Discover why some businesses are struggling with their big data refineries, and what's the key to the data distillation process that you should keep in mind.

Image: Ken Straiton

The Merriam-Webster dictionary defines refinery as a "place where the unwanted substances in something (such as oil or sugar) are removed: a place where something is refined." So it's no accident that the process of sifting through avalanches of big data for a few golden nuggets that can revolutionize business insights is known in present IT vernacular as the big data refinery. Unfortunately, many enterprises are struggling with their big data refineries.

The first part of the operation -- plugging into mountains of data and sluicing through raw material in the form of structured and unstructured data -- is as straightforward as lighting a stick of dynamite. Big data vendors and even internal enterprise application programming interfaces (APIs) easily enable sites to plug into Internet of Things (IoT) raw data, corporate website and social media raw data, and data from a bevy of systems of record that report on inventory consumption, sales volume, factory productivity, product rework, delivery schedules, and customer service.

The second stage of the refinery is where the rubber really meets the road; this is where this raw data must be distilled into something that is greater than the mere sum of its parts.

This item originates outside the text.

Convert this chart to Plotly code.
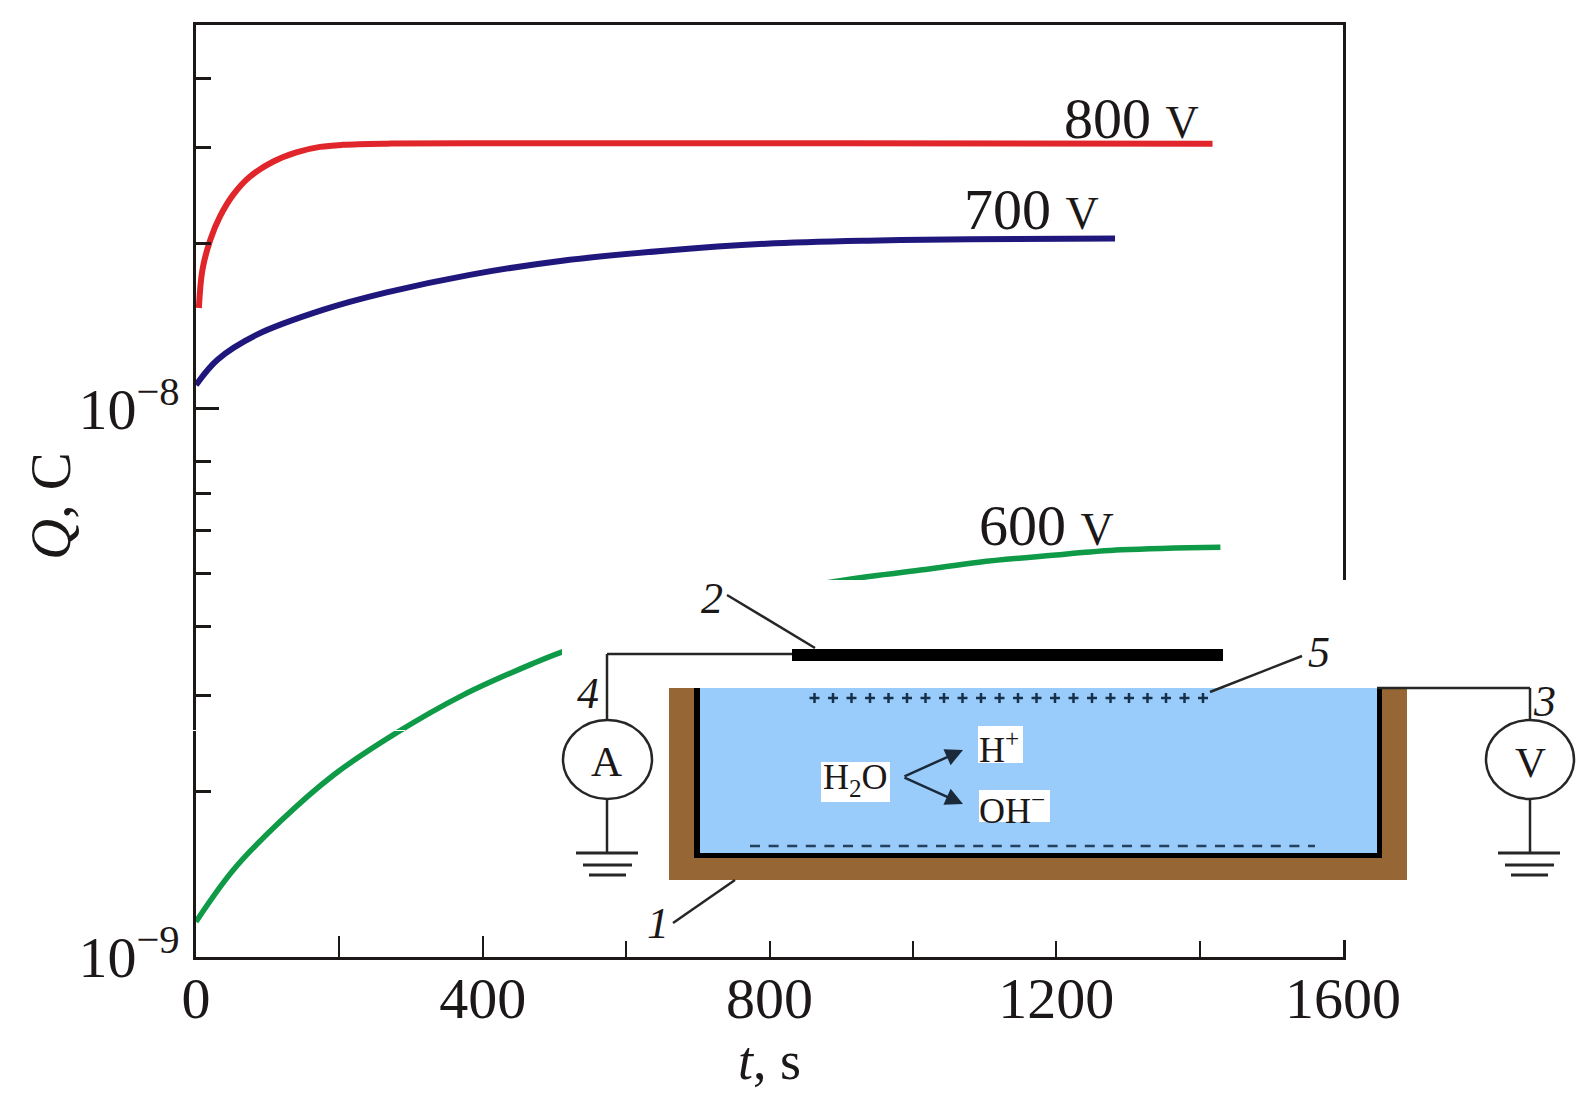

During the data distillation process, organizations articulate their business goals and rules for big data. This includes IT and end users meeting to define big data retention policies, and which data is needed for long-term trends analytics vs. the data that is comparatively short-lived and needed for real-time analytics and response. Data in this phase is aggregated and normalized at higher levels of sophistication than the raw data it originally started as. To arrive at the right distillation of raw data, IT must understand what the business wants to get out of the data, and how the data can best be summarized for analytics to support these business "needs to know." IT then performs data normalization and applies appropriate algorithms to shape the data for the most optimized analytics possible.

Hortonworks, which provides an enterprise Hadoop platform, talks about how companies "can enhance their ability to more accurately understand the customer behaviours that led to the transactions" in a nice overview of the data refinery process. Companies are able to glean more incisive insights into virtually all aspects of the business with well-distilled data that can then flow into their analytics.

This brings us to the other side of the distillation process that organizations must consider, which is how the results of analytics on distilled data will subsequently be distributed and used.

As in traditional batch reporting, there are generally two usage modes for distilled data: offloading of the data to localized data marts where para-IT users in different business areas can query this data with their own analytics reporting tools; and finished reports and dashboards from this data that are distributed to executives, line managers, and others that contain the critical and actionable business information they are seeking.

How well these reports and data marts hit their mark when it comes to delivering critical business information will be the yardstick that determines if further adjustments will be made to data refining and distillation. If the process works well, IT can almost count on there being enhancement to the data refinery, because business and what it needs to know are always changing. The key is keeping the final products of data distillation (and their fit with the business) in mind for the refinery as much as the raw data that enters the process.